Block copolymers for
As the dimensions of integrated circuit elements continue to shrink and new device architectures are developed, there is a vast need for new technology to demonstrate reliable nanoscale doping with well defined and uniformly doped ultrashallow junctions. A monolayer doping (MLD) approach based on the self-limiting hydrosilylation monolayer reaction can successfully address the limitations of conventional ion implantation, but lacks control over the concentration, and the 3D spatial positions of the dopants to within a few nanometers. Consequently, controlling the dopant distribution in all three dimensions represents a fundamental design challenge, especially as the feature size approaches the nanometer regime.

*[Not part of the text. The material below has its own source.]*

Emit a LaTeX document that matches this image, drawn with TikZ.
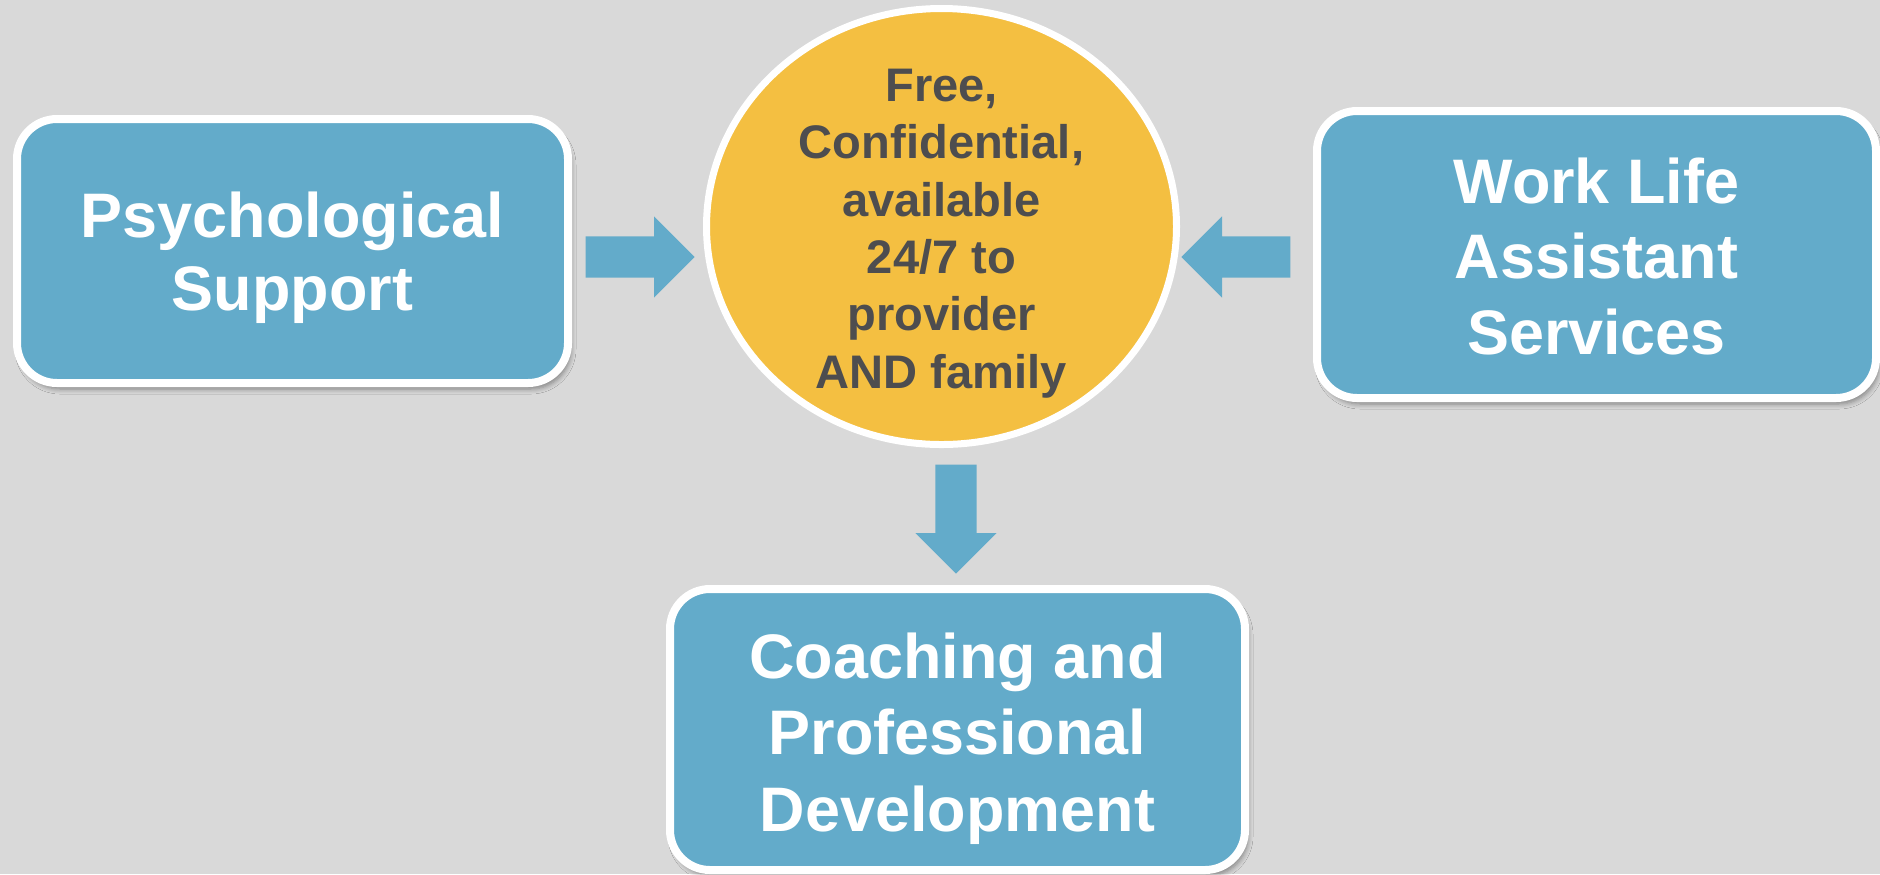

Block copolymers for spatially-defined doping
We have developed a modular approach relying on the self-assembly of block copolymers to confine dopants in all three dimensions. Briefly, an organic dopant precursor small molecule is encapsulated via hydrogen bonding into the interior of the polystyrene-b-poly(4-vinylpyridine) (PS-b-P4VP) micellar aggregates in solution. Incorporation of the dopants via hydrogen bonding eliminates the need for tailored synthesis, thereby making the approach highly modular. Thin films cast from these solutions show a periodic hexagonally close packed array of micelles on Si substrates. Rapid thermal annealing effectively drives the encapsulated dopants into the underlying Si thereby confining them to within 30–100 nm in the x and y dimensions enabling discretely doped shallow junctions (< 10 nm in z-direction). Due to the modular nature of this approach, the size, pitch, dopant dosage and the junction depth can be independently varied and tuned for a wide range of dopant atoms (B, P, Sb, As, etc.).